__WRITTEN TASK__
Please set down all the lines beneath this one exactly, without the pictures.
-- BEGIN --
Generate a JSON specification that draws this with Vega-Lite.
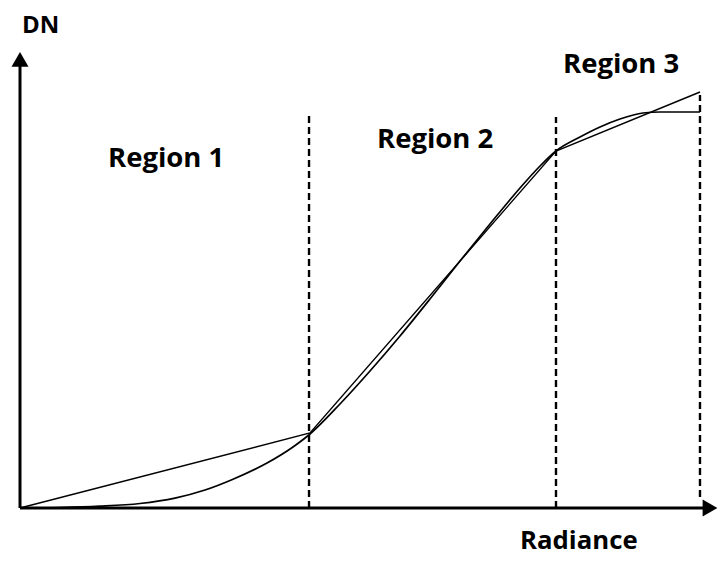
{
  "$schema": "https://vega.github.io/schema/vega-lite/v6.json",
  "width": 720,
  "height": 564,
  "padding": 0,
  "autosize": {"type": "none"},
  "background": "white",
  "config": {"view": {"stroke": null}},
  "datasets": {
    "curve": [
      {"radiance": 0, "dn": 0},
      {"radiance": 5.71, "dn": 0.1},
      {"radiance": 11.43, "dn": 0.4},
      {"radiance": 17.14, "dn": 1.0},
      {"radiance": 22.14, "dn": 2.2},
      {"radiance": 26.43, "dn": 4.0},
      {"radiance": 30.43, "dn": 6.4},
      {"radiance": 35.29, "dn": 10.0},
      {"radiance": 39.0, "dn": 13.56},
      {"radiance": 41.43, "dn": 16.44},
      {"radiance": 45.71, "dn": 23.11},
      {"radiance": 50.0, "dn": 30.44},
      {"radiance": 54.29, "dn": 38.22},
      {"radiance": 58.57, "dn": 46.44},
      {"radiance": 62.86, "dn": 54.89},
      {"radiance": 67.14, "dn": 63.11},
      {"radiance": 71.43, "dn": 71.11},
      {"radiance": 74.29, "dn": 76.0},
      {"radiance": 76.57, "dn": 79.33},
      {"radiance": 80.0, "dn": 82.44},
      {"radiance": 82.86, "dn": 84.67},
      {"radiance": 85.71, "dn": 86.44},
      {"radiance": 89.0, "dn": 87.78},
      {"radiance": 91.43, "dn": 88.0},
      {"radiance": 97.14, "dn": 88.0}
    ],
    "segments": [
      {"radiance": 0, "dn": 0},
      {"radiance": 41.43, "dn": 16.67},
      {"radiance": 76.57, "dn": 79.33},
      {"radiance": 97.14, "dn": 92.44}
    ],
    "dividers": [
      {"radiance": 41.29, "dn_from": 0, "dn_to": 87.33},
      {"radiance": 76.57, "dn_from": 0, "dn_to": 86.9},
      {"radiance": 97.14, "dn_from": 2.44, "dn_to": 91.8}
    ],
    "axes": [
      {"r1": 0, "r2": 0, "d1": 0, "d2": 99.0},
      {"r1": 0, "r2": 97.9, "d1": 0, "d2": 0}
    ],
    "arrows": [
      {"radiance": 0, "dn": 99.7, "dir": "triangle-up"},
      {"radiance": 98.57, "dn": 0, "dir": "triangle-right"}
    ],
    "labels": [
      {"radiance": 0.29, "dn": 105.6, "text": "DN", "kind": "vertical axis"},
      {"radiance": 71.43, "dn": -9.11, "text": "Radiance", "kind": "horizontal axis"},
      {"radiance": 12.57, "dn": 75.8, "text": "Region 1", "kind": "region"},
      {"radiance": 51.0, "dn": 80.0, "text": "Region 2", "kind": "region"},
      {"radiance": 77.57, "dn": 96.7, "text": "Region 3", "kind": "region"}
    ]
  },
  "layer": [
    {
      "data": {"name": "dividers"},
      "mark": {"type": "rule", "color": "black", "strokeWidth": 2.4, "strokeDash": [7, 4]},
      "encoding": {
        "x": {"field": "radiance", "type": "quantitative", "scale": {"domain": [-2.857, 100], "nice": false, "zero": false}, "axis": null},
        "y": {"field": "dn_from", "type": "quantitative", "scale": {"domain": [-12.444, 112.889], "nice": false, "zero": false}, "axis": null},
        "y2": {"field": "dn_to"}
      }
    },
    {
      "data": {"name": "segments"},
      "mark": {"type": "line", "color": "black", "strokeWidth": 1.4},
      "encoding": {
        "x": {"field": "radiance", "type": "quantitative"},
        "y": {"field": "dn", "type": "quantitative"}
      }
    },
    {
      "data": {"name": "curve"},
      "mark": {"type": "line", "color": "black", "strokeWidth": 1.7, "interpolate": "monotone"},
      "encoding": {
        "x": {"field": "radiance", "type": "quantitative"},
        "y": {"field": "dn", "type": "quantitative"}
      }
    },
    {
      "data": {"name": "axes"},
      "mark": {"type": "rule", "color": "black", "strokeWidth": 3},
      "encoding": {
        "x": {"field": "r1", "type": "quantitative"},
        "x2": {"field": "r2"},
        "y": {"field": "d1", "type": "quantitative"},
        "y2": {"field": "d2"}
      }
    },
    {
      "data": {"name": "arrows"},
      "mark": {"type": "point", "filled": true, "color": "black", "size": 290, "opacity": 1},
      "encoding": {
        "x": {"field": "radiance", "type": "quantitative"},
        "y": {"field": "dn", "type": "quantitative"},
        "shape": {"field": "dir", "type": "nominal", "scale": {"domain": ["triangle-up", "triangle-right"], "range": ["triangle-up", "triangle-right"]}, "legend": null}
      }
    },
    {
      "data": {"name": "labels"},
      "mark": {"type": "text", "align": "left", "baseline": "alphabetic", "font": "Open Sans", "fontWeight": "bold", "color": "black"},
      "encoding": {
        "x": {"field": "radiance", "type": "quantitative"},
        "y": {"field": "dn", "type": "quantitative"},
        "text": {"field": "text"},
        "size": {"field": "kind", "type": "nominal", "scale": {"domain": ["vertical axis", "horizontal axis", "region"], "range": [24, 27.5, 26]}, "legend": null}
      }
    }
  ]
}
-- END --
__CORRECT OUTPUT__
Generate a JSON specification that draws this with Vega-Lite.
{
  "$schema": "https://vega.github.io/schema/vega-lite/v6.json",
  "width": 720,
  "height": 564,
  "padding": 0,
  "autosize": {"type": "none"},
  "background": "white",
  "config": {"view": {"stroke": null}},
  "datasets": {
    "curve": [
      {"radiance": 0, "dn": 0},
      {"radiance": 5.71, "dn": 0.1},
      {"radiance": 11.43, "dn": 0.4},
      {"radiance": 17.14, "dn": 1.0},
      {"radiance": 22.14, "dn": 2.2},
      {"radiance": 26.43, "dn": 4.0},
      {"radiance": 30.43, "dn": 6.4},
      {"radiance": 35.29, "dn": 10.0},
      {"radiance": 39.0, "dn": 13.56},
      {"radiance": 41.43, "dn": 16.44},
      {"radiance": 45.71, "dn": 23.11},
      {"radiance": 50.0, "dn": 30.44},
      {"radiance": 54.29, "dn": 38.22},
      {"radiance": 58.57, "dn": 46.44},
      {"radiance": 62.86, "dn": 54.89},
      {"radiance": 67.14, "dn": 63.11},
      {"radiance": 71.43, "dn": 71.11},
      {"radiance": 74.29, "dn": 76.0},
      {"radiance": 76.57, "dn": 79.33},
      {"radiance": 80.0, "dn": 82.44},
      {"radiance": 82.86, "dn": 84.67},
      {"radiance": 85.71, "dn": 86.44},
      {"radiance": 89.0, "dn": 87.78},
      {"radiance": 91.43, "dn": 88.0},
      {"radiance": 97.14, "dn": 88.0}
    ],
    "segments": [
      {"radiance": 0, "dn": 0},
      {"radiance": 41.43, "dn": 16.67},
      {"radiance": 76.57, "dn": 79.33},
      {"radiance": 97.14, "dn": 92.44}
    ],
    "dividers": [
      {"radiance": 41.29, "dn_from": 0, "dn_to": 87.33},
      {"radiance": 76.57, "dn_from": 0, "dn_to": 86.9},
      {"radiance": 97.14, "dn_from": 2.44, "dn_to": 91.8}
    ],
    "axes": [
      {"r1": 0, "r2": 0, "d1": 0, "d2": 99.0},
      {"r1": 0, "r2": 97.9, "d1": 0, "d2": 0}
    ],
    "arrows": [
      {"radiance": 0, "dn": 99.7, "dir": "triangle-up"},
      {"radiance": 98.57, "dn": 0, "dir": "triangle-right"}
    ],
    "labels": [
      {"radiance": 0.29, "dn": 105.6, "text": "DN", "kind": "vertical axis"},
      {"radiance": 71.43, "dn": -9.11, "text": "Radiance", "kind": "horizontal axis"},
      {"radiance": 12.57, "dn": 75.8, "text": "Region 1", "kind": "region"},
      {"radiance": 51.0, "dn": 80.0, "text": "Region 2", "kind": "region"},
      {"radiance": 77.57, "dn": 96.7, "text": "Region 3", "kind": "region"}
    ]
  },
  "layer": [
    {
      "data": {"name": "dividers"},
      "mark": {"type": "rule", "color": "black", "strokeWidth": 2.4, "strokeDash": [7, 4]},
      "encoding": {
        "x": {"field": "radiance", "type": "quantitative", "scale": {"domain": [-2.857, 100], "nice": false, "zero": false}, "axis": null},
        "y": {"field": "dn_from", "type": "quantitative", "scale": {"domain": [-12.444, 112.889], "nice": false, "zero": false}, "axis": null},
        "y2": {"field": "dn_to"}
      }
    },
    {
      "data": {"name": "segments"},
      "mark": {"type": "line", "color": "black", "strokeWidth": 1.4},
      "encoding": {
        "x": {"field": "radiance", "type": "quantitative"},
        "y": {"field": "dn", "type": "quantitative"}
      }
    },
    {
      "data": {"name": "curve"},
      "mark": {"type": "line", "color": "black", "strokeWidth": 1.7, "interpolate": "monotone"},
      "encoding": {
        "x": {"field": "radiance", "type": "quantitative"},
        "y": {"field": "dn", "type": "quantitative"}
      }
    },
    {
      "data": {"name": "axes"},
      "mark": {"type": "rule", "color": "black", "strokeWidth": 3},
      "encoding": {
        "x": {"field": "r1", "type": "quantitative"},
        "x2": {"field": "r2"},
        "y": {"field": "d1", "type": "quantitative"},
        "y2": {"field": "d2"}
      }
    },
    {
      "data": {"name": "arrows"},
      "mark": {"type": "point", "filled": true, "color": "black", "size": 290, "opacity": 1},
      "encoding": {
        "x": {"field": "radiance", "type": "quantitative"},
        "y": {"field": "dn", "type": "quantitative"},
        "shape": {"field": "dir", "type": "nominal", "scale": {"domain": ["triangle-up", "triangle-right"], "range": ["triangle-up", "triangle-right"]}, "legend": null}
      }
    },
    {
      "data": {"name": "labels"},
      "mark": {"type": "text", "align": "left", "baseline": "alphabetic", "font": "Open Sans", "fontWeight": "bold", "color": "black"},
      "encoding": {
        "x": {"field": "radiance", "type": "quantitative"},
        "y": {"field": "dn", "type": "quantitative"},
        "text": {"field": "text"},
        "size": {"field": "kind", "type": "nominal", "scale": {"domain": ["vertical axis", "horizontal axis", "region"], "range": [24, 27.5, 26]}, "legend": null}
      }
    }
  ]
}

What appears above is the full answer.